Let $x_i$ be a binary variable that takes on the value 1 if subset $W_i$ is selected, and 0 otherwise.

Constraint: each element in $U$ appears in exactly one selected subset#

This can be expressed as follows using $V_{i, j}$ where it represents a mapping from a subset $i$ to a set of elements $j$ that it contains. Here we set $V_{i, j}$ to be a matrix that is 1 when $W_i$ contains $j$ and 0 otherwise. $$ \sum_{i=1}^N x_i \cdot V_{i, j} = 1 \quad \text{ for } j = 1, \ldots, M \tag{1} $$

Objective function: maximize the number of sets#

We simplify counting the number of sets we include as follows.
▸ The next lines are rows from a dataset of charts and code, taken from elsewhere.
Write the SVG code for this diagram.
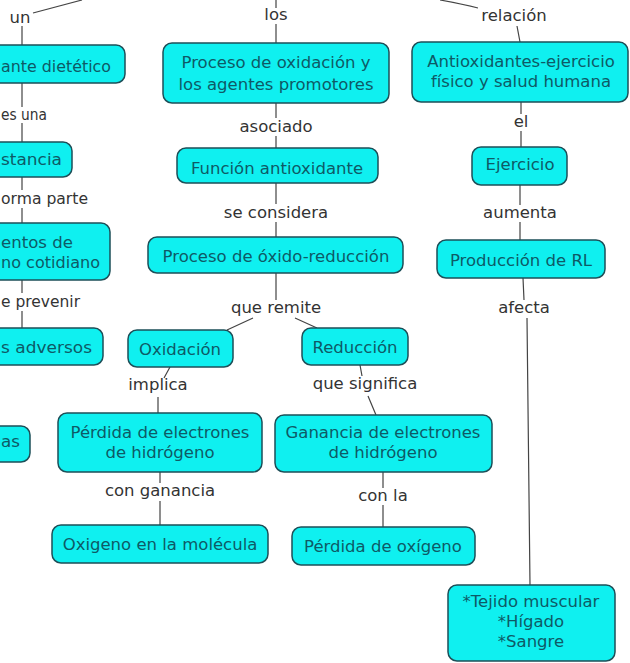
<svg xmlns="http://www.w3.org/2000/svg" width="630" height="663" viewBox="0 0 630 663">
<style>
.n rect{fill:#0ff0f0;stroke:#1d4f58;stroke-width:1.5}
.n text{font-family:"DejaVu Sans",Verdana,sans-serif;font-size:16.5px;fill:#0e5a66;text-anchor:middle}
.n text.s{text-anchor:start}
.l{font-family:"DejaVu Sans",Verdana,sans-serif;font-size:16.5px;fill:#333;text-anchor:middle}
.l.s{text-anchor:start}
#c path{fill:none;stroke:#444;stroke-width:1.2}
</style>
<rect width="630" height="663" fill="#fff"/>
<g id="c">
<path d="M33,13 L82,0"/>
<path d="M22,26 L22,45 M22,83 L22,107 M22,123 L22,142 M22,177 L22,190 M22,208 L22,223 M22,280 L22,293 M22,311 L22,328"/>
<path d="M276,0 L276,8 M276,24 L276,43 M276,103 L276,118 M276,136 L276,148 M276,183 L276,204 M276,222 L276,237 M276,273 L276,300"/>
<path d="M253,318 L227,330 M295,318 L317,328"/>
<path d="M170,367 L164,378 M158,397 L158,413"/>
<path d="M360,365 L362,376 M368,396 L376,415"/>
<path d="M160,472 L160,483 M160,501 L160,525"/>
<path d="M383,472 L383,488 M383,505 L383,527"/>
<path d="M440,0 Q462,4 478,8"/>
<path d="M517,26 L520,42 M521,102 L521,114 M521,131 L521,147 M520,185 L520,205 M520,222 L520,240 M523,278 L524,300 M527,318 L530,585"/>
</g>
<g class="l">
<text class="l" x="20" y="23">un</text>
<text class="l s" x="1" y="120" textLength="46" lengthAdjust="spacingAndGlyphs">es una</text>
<text class="l s" x="1" y="204" textLength="87" lengthAdjust="spacingAndGlyphs">orma parte</text>
<text class="l s" x="1" y="307" textLength="79" lengthAdjust="spacingAndGlyphs">e prevenir</text>
<text class="l" x="276" y="20">los</text>
<text class="l" x="276" y="132">asociado</text>
<text class="l" x="276" y="218">se considera</text>
<text class="l" x="276" y="313">que remite</text>
<text class="l" x="158" y="390">implica</text>
<text class="l" x="365" y="389">que significa</text>
<text class="l" x="160" y="496">con ganancia</text>
<text class="l" x="383" y="501">con la</text>
<text class="l" x="514" y="21">relación</text>
<text class="l" x="521" y="127">el</text>
<text class="l" x="520" y="218">aumenta</text>
<text class="l" x="524" y="313">afecta</text>
</g>
<g id="n1" class="n"><rect x="-10" y="45" width="135" height="38" rx="9"/><text class="s" x="1" y="72" textLength="110" lengthAdjust="spacingAndGlyphs">ante dietético</text></g>
<g id="n2" class="n"><rect x="-10" y="142" width="82" height="35" rx="9"/><text class="s" x="1" y="165" textLength="61" lengthAdjust="spacingAndGlyphs">stancia</text></g>
<g id="n3" class="n"><rect x="-10" y="223" width="120" height="57" rx="9"/><text class="s" x="1" y="248" textLength="72" lengthAdjust="spacingAndGlyphs">entos de</text><text class="s" x="1" y="268" textLength="99" lengthAdjust="spacingAndGlyphs">no cotidiano</text></g>
<g id="n4" class="n"><rect x="-10" y="328" width="113" height="37" rx="9"/><text class="s" x="1" y="353" textLength="91" lengthAdjust="spacingAndGlyphs">s adversos</text></g>
<g id="n5" class="n"><rect x="-10" y="426" width="40" height="36" rx="9"/><text class="s" x="1" y="447" textLength="19" lengthAdjust="spacingAndGlyphs">as</text></g>
<g id="n6" class="n"><rect x="163" y="43" width="226" height="60" rx="9"/><text x="276" y="68">Proceso de oxidación y</text><text x="276" y="90">los agentes promotores</text></g>
<g id="n7" class="n"><rect x="177" y="148" width="201" height="35" rx="9"/><text x="277" y="174">Función antioxidante</text></g>
<g id="n8" class="n"><rect x="148" y="237" width="255" height="36" rx="9"/><text x="276" y="262">Proceso de óxido-reducción</text></g>
<g id="n9" class="n"><rect x="128" y="330" width="105" height="37" rx="9"/><text x="180" y="355">Oxidación</text></g>
<g id="n10" class="n"><rect x="302" y="328" width="106" height="37" rx="9"/><text x="355" y="353">Reducción</text></g>
<g id="n11" class="n"><rect x="58" y="413" width="204" height="59" rx="9"/><text x="160" y="438">Pérdida de electrones</text><text x="160" y="458">de hidrógeno</text></g>
<g id="n12" class="n"><rect x="52" y="525" width="216" height="38" rx="9"/><text x="160" y="550">Oxigeno en la molécula</text></g>
<g id="n13" class="n"><rect x="275" y="415" width="217" height="57" rx="9"/><text x="383" y="438">Ganancia de electrones</text><text x="383" y="458">de hidrógeno</text></g>
<g id="n14" class="n"><rect x="292" y="527" width="183" height="38" rx="9"/><text x="383" y="552">Pérdida de oxígeno</text></g>
<g id="n15" class="n"><rect x="412" y="42" width="216" height="60" rx="9"/><text x="521" y="67">Antioxidantes-ejercicio</text><text x="521" y="87">físico y salud humana</text></g>
<g id="n16" class="n"><rect x="472" y="147" width="95" height="38" rx="9"/><text x="520" y="170">Ejercicio</text></g>
<g id="n17" class="n"><rect x="437" y="240" width="168" height="38" rx="9"/><text x="521" y="266">Producción de RL</text></g>
<g id="n18" class="n"><rect x="448" y="585" width="167" height="76" rx="9"/><text x="531" y="607">*Tejido muscular</text><text x="531" y="627">*Hígado</text><text x="531" y="647">*Sangre</text></g>
</svg>
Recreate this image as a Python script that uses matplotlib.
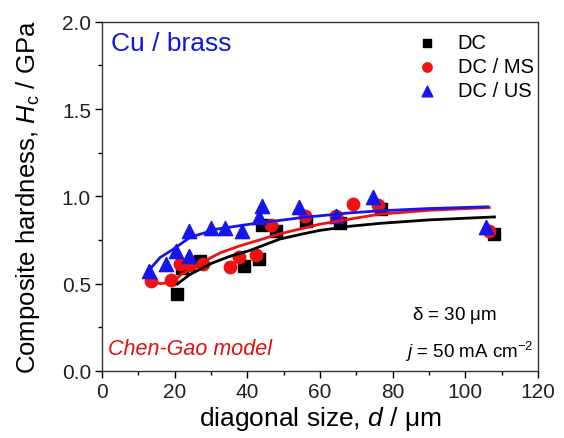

\[ \max \quad \sum_i x_i \tag{2} \]

Modeling by JijModeling#

Next, we show an implementation using JijModeling. We first define variables for the mathematical model described above.

import jijmodeling as jm

# define variables
U = jm.Placeholder('U')
N = jm.Placeholder('N')
M = jm.Placeholder('M')
V = jm.Placeholder('V', ndim=2)
x = jm.BinaryVar('x', shape=(N,))
i = jm.Element('i', N)
j = jm.Element('j', M)

We use the same variables in the exact cover problem.

Constraint#

We implement the constraint, Equation (1).

# set problem
problem = jm.Problem('Set Packing',sense = jm.ProblemSense.MAXIMIZE)
# set constraint: each element j must be in exactly one subset i
problem += jm.Constraint('onehot', jm.sum(i, x[i]*V[i, j]) == 1, forall=j)

We specify that our problem is aimed at maximizing an objective function by jm.Problem(..., sense=jm.ProblemSense.MAXIMIZE).

Objective function#

Next, we implement the objective function, Equation (2).

# set objective function: maximize the number of sets
problem += x[:].sum()

Let’s display the implemented mathematical model in Jupyter Notebook.

problem

\[\begin{split}\begin{array}{cccc}\text{Problem:} & \text{Set Packing} & & \\& & \max \quad \displaystyle \sum_{\ast_{0} = 0}^{N - 1} x_{\ast_{0}} & \\\text{{s.t.}} & & & \\ & \text{onehot} & \displaystyle \sum_{i = 0}^{N - 1} x_{i} \cdot V_{i, j} = 1 & \forall j \in \left\{0,\ldots,M - 1\right\} \\\text{{where}} & & & \\& x & 1\text{-dim binary variable}\\\end{array}\end{split}\]

Prepare an instance#

We prepare as below.

import numpy as np

# set a list of W
W_1 = [1, 2, 3]
W_2 = [4, 5]
W_3 = [6]
W_4 = [7]
W_5 = [2, 5, 7]
W_6 = [6, 7]

# set the number of Nodes
inst_N = 6
inst_M = 7

# Convert the list of lists into a NumPy array
inst_V = np.zeros((inst_N, inst_M))
for i, subset in enumerate([W_1, W_2, W_3, W_4, W_5, W_6]):
    for j in subset:
        inst_V[i, j-1] = 1  # -1 since element indices start from 1 in the input data

instance_data = {'V': inst_V, 'M': inst_M, 'N': inst_N}

Solve by JijSolver#

We solve this problem using jijsolver.

import jijsolver

interpreter = jm.Interpreter(instance_data)
instance = interpreter.eval_problem(problem)
solution = jijsolver.solve(instance, time_limit_sec=1.0)

Check the solution#

In the end, we display the solution obtained.

df = solution.decision_variables
x_indices = np.ravel(df[df["value"]==1]["subscripts"].to_list())
# show the result
for i in x_indices:
    print(f"W_{i+1} = {inst_V[i, :].nonzero()[0]+1}")

W_1 = [1 2 3]
W_2 = [4 5]
W_3 = [6]
W_4 = [7]

As we expected, JijSolver successfully returns the optimal solution.